Many tire problems can be traced to mechanical conditions in the vehicle, so to obtain maximized tire performance, vehicles must be properly maintained, and that includes drive-axle and trailer-axle alignment – practices that are not widespread among fleets.
“Alignment refers not only to the various angles of the steer axle geometry, but also to the tracking of all axles on a vehicle,” says Michelin’s Remec. “The dual purpose of proper alignment is to minimize tire wear and to maximize predictable vehicle handling and driver control. Along with misalignment, improper inflation pressure and the inappropriate use of a tire/retread design for a particular application can all limit the life of a tire.”

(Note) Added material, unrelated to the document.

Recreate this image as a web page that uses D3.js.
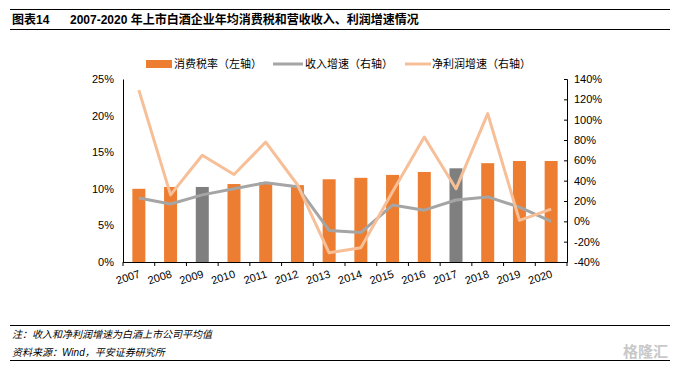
<!DOCTYPE html>
<html>
<head>
<meta charset="utf-8">
<script src="https://cdn.jsdelivr.net/npm/d3@7"></script>
<style>
body { margin: 0; background: #fff; }
text { font-family: "Liberation Sans", Arial, "Noto Sans CJK SC", sans-serif; }
</style>
</head>
<body>
<div id="chart"></div>
<script>
// data
var years = ["2007","2008","2009","2010","2011","2012","2013","2014","2015","2016","2017","2018","2019","2020"];
var taxRate = [10.0, 10.25, 10.25, 10.65, 10.9, 10.5, 11.3, 11.5, 11.9, 12.3, 12.8, 13.5, 13.8, 13.8];
var revGrowth = [23, 17, 26, 32, 38, 34, -9, -11, 16, 11, 21, 24, 14, 0];
var profitGrowth = [129, 26, 65, 46, 78, 36, -31, -26, 29, 83, 32, 106, 1, 12];
var grayYears = ["2009", "2017"];
var leftTicks = [0, 5, 10, 15, 20, 25];
var rightTicks = [-40, -20, 0, 20, 40, 60, 80, 100, 120, 140];

var W = 679, H = 373;
var m = {top: 79, right: 112, bottom: 111, left: 123};
var w = W - m.left - m.right;
var h = H - m.top - m.bottom;

var svg = d3.select("#chart").append("svg")
	.attr("width", W)
	.attr("height", H);

// title
svg.append("line").attr("x1", 10).attr("x2", 670).attr("y1", 9.5).attr("y2", 9.5)
	.attr("stroke", "#000").attr("stroke-width", 1);
svg.append("line").attr("x1", 10).attr("x2", 670).attr("y1", 29.5).attr("y2", 29.5)
	.attr("stroke", "#000").attr("stroke-width", 1);
svg.append("text").attr("x", 12).attr("y", 24)
	.attr("font-size", 12).attr("font-weight", "bold")
	.text("图表14");
svg.append("text").attr("x", 70).attr("y", 24)
	.attr("font-size", 12).attr("font-weight", "bold")
	.text("2007-2020 年上市白酒企业年均消费税和营收收入、利润增速情况");

// scales
var x = d3.scaleBand().domain(years).range([0, w]);
var yL = d3.scaleLinear().domain([0, 25]).range([h, 0]);
var yR = d3.scaleLinear().domain([-40, 140]).range([h, 0]);

var g = svg.append("g").attr("transform", "translate(" + m.left + "," + m.top + ")");

// bars
var barW = 13;
g.append("g").selectAll("rect")
	.data(years)
	.enter().append("rect")
	.attr("x", function(d) {return x(d) + x.bandwidth() / 2 - barW / 2;})
	.attr("y", function(d, i) {return yL(taxRate[i]);})
	.attr("width", barW)
	.attr("height", function(d, i) {return h - yL(taxRate[i]);})
	.attr("fill", function(d) {return grayYears.indexOf(d) >= 0 ? "#7f7f7f" : "#ed7d31";});

// lines
var line = d3.line()
	.x(function(d, i) {return x(years[i]) + x.bandwidth() / 2;})
	.y(function(d) {return yR(d);});

g.append("path").datum(revGrowth)
	.attr("d", line)
	.attr("fill", "none")
	.attr("stroke", "#a5a5a5")
	.attr("stroke-width", 3)
	.attr("stroke-linejoin", "round");

g.append("path").datum(profitGrowth)
	.attr("d", line)
	.attr("fill", "none")
	.attr("stroke", "#f7bf98")
	.attr("stroke-width", 3)
	.attr("stroke-linejoin", "round");

// axes
var axL = g.append("g")
	.call(d3.axisLeft(yL).tickValues(leftTicks).tickSize(0).tickPadding(9)
		.tickFormat(function(d) {return d + "%";}));
axL.select(".domain").attr("stroke", "#000");
axL.selectAll("text").attr("font-size", 11).attr("fill", "#000");

var axR = g.append("g").attr("transform", "translate(" + w + ",0)")
	.call(d3.axisRight(yR).tickValues(rightTicks).tickSize(-3).tickPadding(7)
		.tickFormat(function(d) {return d + "%";}));
axR.select(".domain").attr("stroke", "#000");
axR.selectAll("text").attr("font-size", 11).attr("fill", "#000");

var axB = g.append("g").attr("transform", "translate(0," + h + ")");
axB.append("line").attr("x1", 0).attr("x2", w).attr("y1", 0.5).attr("y2", 0.5).attr("stroke", "#000");
axB.selectAll(".tk")
	.data(d3.range(years.length + 1))
	.enter().append("line")
	.attr("x1", function(d) {return d * x.step();})
	.attr("x2", function(d) {return d * x.step();})
	.attr("y1", 0).attr("y2", 4)
	.attr("stroke", "#000");
axB.selectAll(".lbl")
	.data(years)
	.enter().append("text")
	.attr("transform", function(d) {
		return "translate(" + (x(d) + x.bandwidth() / 2 + 2) + ",15) rotate(-18)";
	})
	.attr("text-anchor", "end")
	.attr("font-size", 11)
	.text(function(d) {return d;});

// legend
var lg = svg.append("g").attr("transform", "translate(0,64)");
lg.append("rect").attr("x", 146).attr("y", -4).attr("width", 26).attr("height", 8).attr("fill", "#ed7d31");
lg.append("text").attr("x", 174).attr("y", 4).attr("font-size", 11).text("消费税率（左轴）");
lg.append("line").attr("x1", 273).attr("x2", 303).attr("y1", 0).attr("y2", 0)
	.attr("stroke", "#a5a5a5").attr("stroke-width", 3);
lg.append("text").attr("x", 305).attr("y", 4).attr("font-size", 11).text("收入增速（右轴）");
lg.append("line").attr("x1", 405).attr("x2", 431).attr("y1", 0).attr("y2", 0)
	.attr("stroke", "#f7bf98").attr("stroke-width", 3);
lg.append("text").attr("x", 432).attr("y", 4).attr("font-size", 11).text("净利润增速（右轴）");

// footer
svg.append("line").attr("x1", 10).attr("x2", 670).attr("y1", 325.5).attr("y2", 325.5).attr("stroke", "#000");
svg.append("line").attr("x1", 10).attr("x2", 670).attr("y1", 360.5).attr("y2", 360.5).attr("stroke", "#000");
svg.append("text").attr("x", 12).attr("y", 338).attr("font-size", 10).attr("font-style", "italic")
	.text("注：收入和净利润增速为白酒上市公司平均值");
svg.append("text").attr("x", 12).attr("y", 356).attr("font-size", 10).attr("font-style", "italic")
	.text("资料来源：Wind，平安证券研究所");
svg.append("text").attr("x", 668).attr("y", 357).attr("text-anchor", "end")
	.attr("font-size", 15).attr("fill", "#c8c8c8").attr("font-weight", "bold")
	.text("格隆汇");
</script>
</body>
</html>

Owner-operator Henry Albert, who aggressively pursues his fuel economy target of 10+ mpg, swears by his wide-base single tires. Last fall he retired a set of Michelin X One Energy drive tires after 380,000 miles. He says there were still 3/32 of tread rubber left, but with winter approaching he wanted a little more rubber down below.
“That’s good tire mileage, and it’s not unusual for wide-singles to run out like that if you look after them,” he says. “I align the truck regularly with the MD Alignment tools and vigorously maintain 100-psi inflation pressure with the help of a tire pressure monitoring system.”
Inflation is critical
Wide-base single tires appear to be more sensitive to incorrect inflation pressure than dual tires. While fleets routinely “over-inflate” their dual tires to 100 psi, it has been suggested that over-inflating wide singles can distort the shape of the tire, especially when lightly loaded, causing the center of the tread face to make contact with the road rather than even contact across the tread face. This, Beckett explains, changes the circumference of the tire and results in scrubbing of the shoulder areas, which increases shoulder wear.
Excess speed can cause the same problem on some brands, Beckett says. “The centrifugal forces acting on the center of the tread face cause it to grow taller than the shoulders. The shoulders are attached to the sidewalls, so they can’t maintain the same circumference as the center, and you get scrubbing of the shoulders as a result.”
Over-inflating also renders the tire more susceptible to damage.
“Over-inflated tires increase the likelihood of crown cuts, impact breaks, punctures, and shock damage resulting from the decrease of sidewall flexing and an increase in firmness of the tread surface,” Remec says. “Maintain all tires at the target inflation pressure based on the manufacturers’ application data book for the particular axle load.”
Michelin’s recommendation for its current X One Energy Line D 445/50R22.5, for example, is 100 psi for a fully loaded drive or trailer axle at 17,000 pounds. Bridgestone’s load and inflation tables also recommend 100 psi for its 445/50R22.5 wide-base tires. Other manufacturers have their own recommendations.
As for the issue of blowouts leaving trucks stranded and unable to “limp in” for a repair, Albert stresses that he has never heard of properly inflated tires blowing out unless they hit something on the road.
“Underinflated tires run hot, the rubber compounds break down or the sidewalls flex excessively, and the tire explodes,” he says. “It happens all the time, but its not the tire’s fault that it’s under-inflated. My tire pressure monitoring system is the best investment I have ever made in my tires.”
Besides, limping in, even with dual tires, is a DOT violation.
All that said, fleets that don’t have strict tire management programs in place might do better staying with dual tires. Fleets that take tire maintenance seriously and spec their equipment properly will see the weight and fuel savings gains. Nothing in life comes for free.